May 1955 general election

  • Richard Body (Conservative). Elected for Billericay (a Conservative hold). Body stepped down as an MP at the October 1959 general election, and returned as MP for Holland with Boston at the March 1966 general election, following the retirement of the National Liberals' Herbert Butcher. Body remained an MP until retiring at the June 2001 general election (his seat had been modified to become Boston & Skegness at the May 1997 general election). He resigned the Conservative whip in November 1994, and sat as an Independent until taking the Conservative whip again in January 1996.
  • Robin Chichester-Clark (Ulster Unionist Party). Elected for Londonderry (a UUP hold). Chichester-Clark retired as an MP at the February 1974 election. He was Minister for Employment from April 1972 until March 1974, being the only post-partition MP holding a Northern Ireland constituency to serve in Government.
  • Robert Lindsay (Conservative). Elected for Hertford (a Conservative hold). Lindsay remained an MP until defeated by Labour's Helene Hayman at the October 1974 general election. Boundary changes for the February 1974 election made the new Hertford & Stevenage notionally Labour, and this seat was won by Shirley Williams, choosing to follow the Stevenage part of her Hitchin constituency, with Lindsay standing in the new Welwyn & Hatfield constituency.
  • Thomas Mitchell (Sinn Féin). Elected for Ulster Mid (where the sitting Independent Republican MP, Michael O'Neill, was retiring). In July 1955, the House of Commons passed a resolution, noting that Mitchell was serving a sentence under the Treason Felony Act 1848, and - as per Section 2 of the Fofeiture Act 1870 - was unable to be an MP. At the same time, there was an election petition from Charles Beattie, the defeated UUP candidate, asking to be declared the winner. However, the Commons resolution meant that a by-election was held in August 1955, where Mitchell again defeated Beattie. An Election Court ruling in October 1955 decided that Mitchell's election was "undue", and Beattie was declared the winner. In February 1956, the House of Commons passed another resolution, stating that Beattie was also ineligible to be an MP. As there was no third candidate to award the seat to, a new by-election was held in May 1956, with Independent Unionist George Forrest defeating both Mitchell and O'Neill. Mitchell tried to win his old seat back at the October 1964 and 1966 general elections.

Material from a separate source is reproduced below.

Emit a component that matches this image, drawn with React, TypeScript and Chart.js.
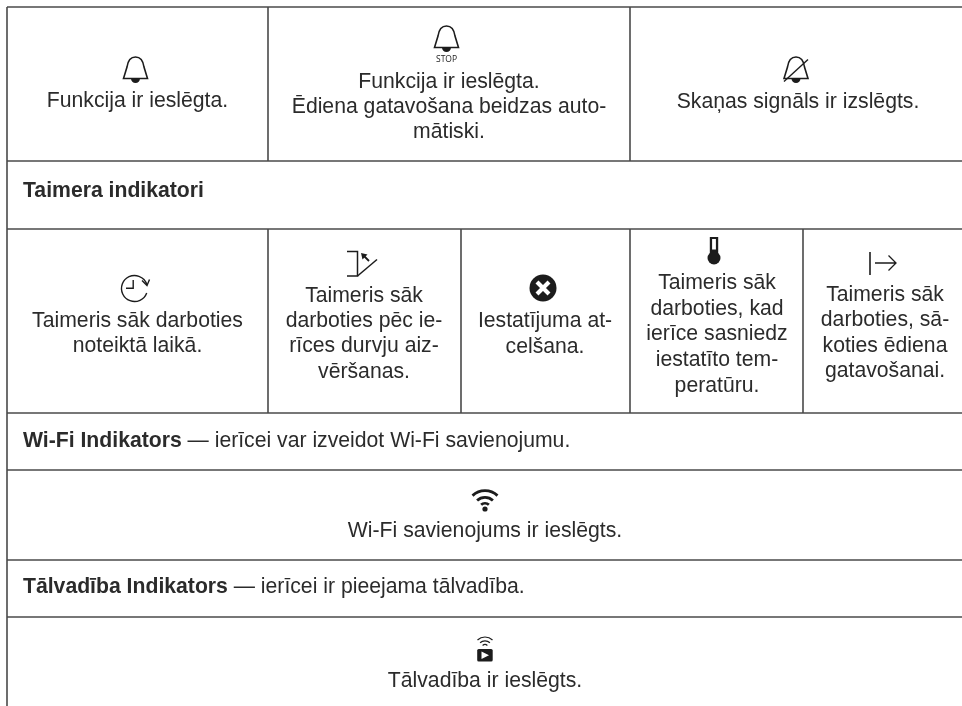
import React, { useEffect, useRef } from "react";
import { Chart, registerables } from "chart.js";

Chart.register(...registerables);

const pageWidth = 962;
const pageHeight = 706;
const tableLeft = 7;
const ruleColor = "#4a4a4a";
const inkColor = "#2b2b2b";
const fontFamily = '"Liberation Sans", Arial, sans-serif';
const fontSize = 21.2;

const horizontalRules = [7, 161, 229, 413, 470, 560, 617];
const verticalRules: [number, number, number][] = [
  [7, 7, 706],
  [268, 7, 161],
  [630, 7, 161],
  [268, 229, 413],
  [461, 229, 413],
  [630, 229, 413],
  [803, 229, 413],
];

const centredCells: { x: number; lines: [string, number][] }[] = [
  { x: 137.5, lines: [["Funkcija ir ieslēgta.", 107]] },
  {
    x: 449,
    lines: [
      ["Funkcija ir ieslēgta.", 88],
      ["Ēdiena gatavošana beidzas auto-", 113],
      ["mātiski.", 138],
    ],
  },
  { x: 798, lines: [["Skaņas signāls ir izslēgts.", 108]] },
  {
    x: 137.5,
    lines: [
      ["Taimeris sāk darboties", 327],
      ["noteiktā laikā.", 352],
    ],
  },
  {
    x: 364,
    lines: [
      ["Taimeris sāk", 302],
      ["darboties pēc ie-", 327],
      ["rīces durvju aiz-", 352],
      ["vēršanas.", 378],
    ],
  },
  {
    x: 545,
    lines: [
      ["Iestatījuma at-", 327],
      ["celšana.", 353],
    ],
  },
  {
    x: 717,
    lines: [
      ["Taimeris sāk", 289],
      ["darboties, kad", 315],
      ["ierīce sasniedz", 340],
      ["iestatīto tem-", 366],
      ["peratūru.", 392],
    ],
  },
  {
    x: 885,
    lines: [
      ["Taimeris sāk", 301],
      ["darboties, sā-", 326],
      ["koties ēdiena", 352],
      ["gatavošanai.", 377],
    ],
  },
  { x: 485, lines: [["Wi-Fi savienojums ir ieslēgts.", 537]] },
  { x: 485, lines: [["Tālvadība ir ieslēgts.", 687]] },
];

const headingRows: { x: number; y: number; bold: string; rest: string }[] = [
  { x: 23, y: 197, bold: "Taimera indikatori", rest: "" },
  { x: 23, y: 447, bold: "Wi-Fi Indikators", rest: " — ierīcei var izveidot Wi-Fi savienojumu." },
  { x: 23, y: 593, bold: "Tālvadība Indikators", rest: " — ierīcei ir pieejama tālvadība." },
];

type IconName = "bell" | "bellStop" | "bellMuted" | "clock" | "door" | "cancel" | "thermo" | "start" | "wifi" | "remote";
const icons: { name: IconName; x: number; y: number }[] = [
  { name: "bell", x: 135.5, y: 57 },
  { name: "bellStop", x: 446.5, y: 26 },
  { name: "bellMuted", x: 796, y: 57 },
  { name: "clock", x: 134.5, y: 288.5 },
  { name: "door", x: 347, y: 251 },
  { name: "cancel", x: 543, y: 288 },
  { name: "thermo", x: 714, y: 237 },
  { name: "start", x: 870, y: 252 },
  { name: "wifi", x: 485, y: 509 },
  { name: "remote", x: 485, y: 637 },
];

function bellPath(ctx: CanvasRenderingContext2D) {
  ctx.lineWidth = 1.6;
  ctx.beginPath();
  ctx.moveTo(-12, 21.5);
  ctx.lineTo(-8.5, 10);
  ctx.bezierCurveTo(-7.5, 3, -4.5, 0, 0, 0);
  ctx.bezierCurveTo(4.5, 0, 7.5, 3, 8.5, 10);
  ctx.lineTo(12, 21.5);
  ctx.closePath();
  ctx.stroke();
  ctx.beginPath();
  ctx.arc(0, 21.5, 4.5, 0, Math.PI);
  ctx.fill();
}

function drawIcon(ctx: CanvasRenderingContext2D, name: IconName) {
  ctx.strokeStyle = "#1c1c1c";
  ctx.fillStyle = "#1c1c1c";
  ctx.lineCap = "butt";
  ctx.lineJoin = "miter";
  if (name === "bell") bellPath(ctx);
  if (name === "bellStop") {
    bellPath(ctx);
    ctx.font = `8.5px "Open Sans", ${fontFamily}`;
    ctx.textAlign = "center";
    ctx.textBaseline = "alphabetic";
    ctx.fillText("STOP", 0, 36);
  }
  if (name === "bellMuted") {
    bellPath(ctx);
    ctx.lineWidth = 1.4;
    ctx.beginPath();
    ctx.moveTo(-12, 24.5);
    ctx.lineTo(12, 2.5);
    ctx.stroke();
  }
  if (name === "clock") {
    ctx.lineWidth = 1.4;
    ctx.beginPath();
    ctx.arc(0, 0, 13, 0.35, Math.PI * 2 - 0.3);
    ctx.stroke();
    ctx.beginPath();
    ctx.moveTo(-1.3, -8.5);
    ctx.lineTo(-1.3, -0.3);
    ctx.lineTo(-8.5, -0.3);
    ctx.stroke();
    ctx.beginPath();
    ctx.moveTo(7.5, -8);
    ctx.lineTo(12.5, -3);
    ctx.lineTo(15, -9);
    ctx.stroke();
  }
  if (name === "door") {
    ctx.lineWidth = 1.5;
    ctx.beginPath();
    ctx.moveTo(0, 0.5);
    ctx.lineTo(10.5, 0.5);
    ctx.lineTo(10.5, 25);
    ctx.lineTo(0, 25);
    ctx.stroke();
    ctx.beginPath();
    ctx.moveTo(10.5, 25);
    ctx.lineTo(30, 8.5);
    ctx.stroke();
    ctx.lineWidth = 1.8;
    ctx.beginPath();
    ctx.moveTo(22, 10);
    ctx.lineTo(16, 4);
    ctx.stroke();
    ctx.beginPath();
    ctx.moveTo(14, 2);
    ctx.lineTo(20.5, 3.5);
    ctx.lineTo(15.5, 8.5);
    ctx.closePath();
    ctx.fill();
  }
  if (name === "cancel") {
    ctx.beginPath();
    ctx.arc(0, 0, 13.5, 0, Math.PI * 2);
    ctx.fill();
    ctx.strokeStyle = "#ffffff";
    ctx.lineWidth = 4.2;
    ctx.beginPath();
    ctx.moveTo(-6, -6);
    ctx.lineTo(6, 6);
    ctx.moveTo(6, -6);
    ctx.lineTo(-6, 6);
    ctx.stroke();
  }
  if (name === "thermo") {
    ctx.fillRect(-4.2, 0, 8.4, 17);
    ctx.beginPath();
    ctx.arc(0, 21, 6.5, 0, Math.PI * 2);
    ctx.fill();
    ctx.fillStyle = "#ffffff";
    ctx.fillRect(-1.9, 2, 3.8, 10.5);
  }
  if (name === "start") {
    ctx.lineWidth = 1.6;
    ctx.beginPath();
    ctx.moveTo(0, 0);
    ctx.lineTo(0, 23);
    ctx.stroke();
    ctx.lineWidth = 1.3;
    ctx.beginPath();
    ctx.moveTo(5, 11);
    ctx.lineTo(26, 11);
    ctx.moveTo(18.5, 3.5);
    ctx.lineTo(26, 11);
    ctx.lineTo(18.5, 18.5);
    ctx.stroke();
  }
  if (name === "wifi") {
    ctx.beginPath();
    ctx.arc(0, 0, 2.6, 0, Math.PI * 2);
    ctx.fill();
    ctx.lineWidth = 2.8;
    [5.7, 11.6, 18.3].forEach((r) => {
      ctx.beginPath();
      ctx.arc(0, 0, r, -Math.PI / 2 - 0.75, -Math.PI / 2 + 0.75);
      ctx.stroke();
    });
  }
  if (name === "remote") {
    ctx.lineWidth = 1.2;
    [3.5, 7.2, 11].forEach((r) => {
      ctx.beginPath();
      ctx.arc(0, 11, r, -Math.PI / 2 - 0.75, -Math.PI / 2 + 0.75);
      ctx.stroke();
    });
    ctx.beginPath();
    ctx.roundRect(-7.8, 12, 15.5, 12.5, 1.5);
    ctx.fill();
    ctx.fillStyle = "#ffffff";
    ctx.beginPath();
    ctx.moveTo(-3.5, 14.5);
    ctx.lineTo(4, 18.2);
    ctx.lineTo(-3.5, 22);
    ctx.closePath();
    ctx.fill();
  }
}

const tablePlugin = {
  id: "tableText",
  afterDatasetsDraw(chart: any) {
    const { ctx, scales } = chart;
    const px = (v: number) => scales.x.getPixelForValue(v);
    const py = (v: number) => scales.y.getPixelForValue(v);
    ctx.save();
    ctx.textBaseline = "alphabetic";
    ctx.fillStyle = inkColor;
    ctx.textAlign = "center";
    ctx.font = `${fontSize}px ${fontFamily}`;
    centredCells.forEach((cell) => {
      cell.lines.forEach(([text, y]) => ctx.fillText(text, px(cell.x), py(y)));
    });
    ctx.textAlign = "left";
    headingRows.forEach((row) => {
      ctx.font = `bold ${fontSize}px ${fontFamily}`;
      ctx.fillText(row.bold, px(row.x), py(row.y));
      const w = ctx.measureText(row.bold).width;
      ctx.font = `${fontSize}px ${fontFamily}`;
      if (row.rest) ctx.fillText(row.rest, px(row.x) + w, py(row.y));
    });
    icons.forEach((icon) => {
      ctx.save();
      ctx.translate(px(icon.x), py(icon.y));
      drawIcon(ctx, icon.name);
      ctx.restore();
    });
    ctx.restore();
  },
};

export default function App() {
  const ref = useRef<HTMLCanvasElement>(null);
  useEffect(() => {
    if (!ref.current) return;
    const ruleStyle = { showLine: true, pointRadius: 0, borderColor: ruleColor, borderWidth: 1.6, fill: false };
    const datasets = [
      ...horizontalRules.map((y) => ({
        ...ruleStyle,
        label: `h${y}`,
        data: [
          { x: tableLeft, y },
          { x: pageWidth, y },
        ],
      })),
      ...verticalRules.map(([x, y0, y1]) => ({
        ...ruleStyle,
        label: `v${x}-${y0}`,
        data: [
          { x, y: y0 },
          { x, y: y1 },
        ],
      })),
    ];
    const chart = new Chart(ref.current, {
      type: "scatter",
      data: { datasets },
      options: {
        responsive: false,
        animation: false,
        events: [],
        layout: { padding: 0 },
        plugins: { legend: { display: false }, tooltip: { enabled: false }, title: { display: false } },
        scales: {
          x: { type: "linear", display: false, min: 0, max: pageWidth },
          y: { type: "linear", display: false, min: 0, max: pageHeight, reverse: true },
        },
      },
      plugins: [tablePlugin],
    } as any);
    return () => chart.destroy();
  }, []);
  return (
    <div style={{ position: "absolute", left: 0, top: 0, width: pageWidth, height: pageHeight, background: "#fff" }}>
      <canvas ref={ref} width={pageWidth} height={pageHeight} style={{ display: "block" }} />
    </div>
  );
}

By-elections in the 1955-1959 Parliament

  • Edward du Cann (Conservative). Elected for Taunton in February 1956, caused by the Conservatives' Henry Hopkinson being elevated to the peerage. Du Cann remained an MP until retiring at the 1987 election.
  • Philip Goodhart (Conservative). Elected for Beckenham in March 1957, caused by the Conservatives' Patrick Buchan-Hepburn being elevated to the peerage. Goodhart remained an MP until retiring at the 1992 election.

October 1959 general election

  • Clive Bossom (Conservative). Elected for Leominster (a Conservative hold). Bossom retired at the February 1974 election.
  • John Hollingworth (Conservative). Elected for Birmingham All Saints, unseating sitting Labour MP, Denis Howell. At the 1964 election, Hollingworth was defeated by Labour's Brian Walden.
  • Timothy Kitson (Conservative). Elected for Richmond (Yorkshire) (a Conservative hold). Kitson retired at the 1983 election.
  • Stratton Mills (Ulster Unionist Party/Conservative/Alliance Party of Northern Ireland). Elected for Belfast North (a UUP hold). Mills retired at the February 1974 election. In December 1972 he resigned from the UUP, although, in common with the UUP MPs, he continued to take the Conservative whip. In April 1973 he became the APNI's first MP.
  • John Morris (Labour). Elected for Aberavon (a Labour hold). Morris retired at the 2001 election. He was Welsh Secretary throughout the 1974-1979 Labour Government.
  • John Osborn (Conservative). Elected for Sheffield Hallam (a Conservative hold). Osborn retired at the 1987 general election.
  • Jim Prior (Conservative). Elected for Lowestoft, unseating the sitting Labour MP, Edward Evans. Prior retired at the 1987 general election (his seat had been modified to become Waveney at the 1983 election). He served as Minister for Agriculture from June 1970 to November 1972, and then Lord President of the Council and Leader of the House of Commons until March 1974. When the Conservative returned to power in May 1979, he became Employment Secretary, and was moved to Northern Ireland Secretary in September 1981, before leaving the Government in September 1984.
  • Dudley Smith (Conservative). Elected for Brentford & Chiswick (a Conservative hold) but was defeated by Labour's Michael Barnes. Smith returned to Parliament in the Warwick & Leamington by-election of March 1968, caused by the death of the Conservatives' John Hobson. At the 1997 election, Smith was defeated by Labour's James Plaskitt.
  • Alan Thompson (Labour). Elected for Dunfermline Burghs (a Labour hold). Thompson retired at the 1964 election. As the maps from the Boundary Commission for Scotland website show, this was a non-contiguous seat surrounded by Fife West.
  • John Wells (Conservative). Elected for Maidstone (a Conservative hold - the previous MP was Bossom's father). Wells retired at the 1987 election.